- Theatrical release poster
- Directed by: Daniel Lindsay T. J. Martin
- Produced by: Rich Middlemas Glen Zipper Daniel Lindsay Seth Gordon Ed Cunningham
- Edited by: Daniel Lindsay T.J. Martin
- Music by: Michael Brook Daniel McMahon Miles Nielsen
- Production companies: Zipper Bros Films Spitfire Pictures Five Smooth Stones Productions Level 22 Productions
- Distributed by: The Weinstein Company
- Release date: March 13, 2011 (SXSW);
- Running time: 113 minutes
- Country: United States
- Language: English
- Box office: $562,218

= Undefeated (2011 film) =

Undefeated is a 2011 American documentary film directed by Daniel Lindsay and T. J. Martin. The film documents the struggles of a high school football team, the Manassas Tigers of Memphis, as they attempt a winning season after years of losses. The team is turned around by coach Bill Courtney, who helps form a group of young men into an academic and athletic team.

==Production==
Lindsay and Martin served as co-directors, cinematographers, sound recorders and editors, recording more than 500 hours of footage.

Sean "Diddy" Combs joined the film as an executive producer in early February, 2012, with plans to work with the Weinstein Co. on the remake.

==Reception==
The film received critical acclaim at the South by Southwest conference in March 2011. The Weinstein Company was reported to have closed a seven-figure deal for distribution and remake rights to Undefeated.

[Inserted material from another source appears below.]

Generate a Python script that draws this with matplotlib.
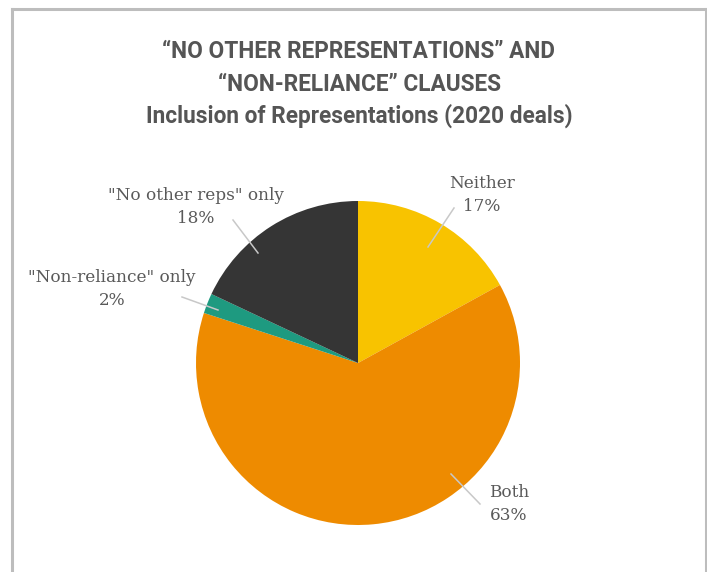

The film holds a 96% approval rating on review aggregation website Rotten Tomatoes, based on 102 reviews with an average rating of 7.91/10. The website's critical consensus reads, "It covers familiar sports documentary territory, but Undefeated proves there are still powerful stories to be told on the high school gridiron." On Metacritic, the film has a weighted average score of 71 out of 100, based on 29 critics, indicating "generally favorable reviews".

==Accolades==
On February 26, 2012, the movie won an Oscar for Best Documentary Feature.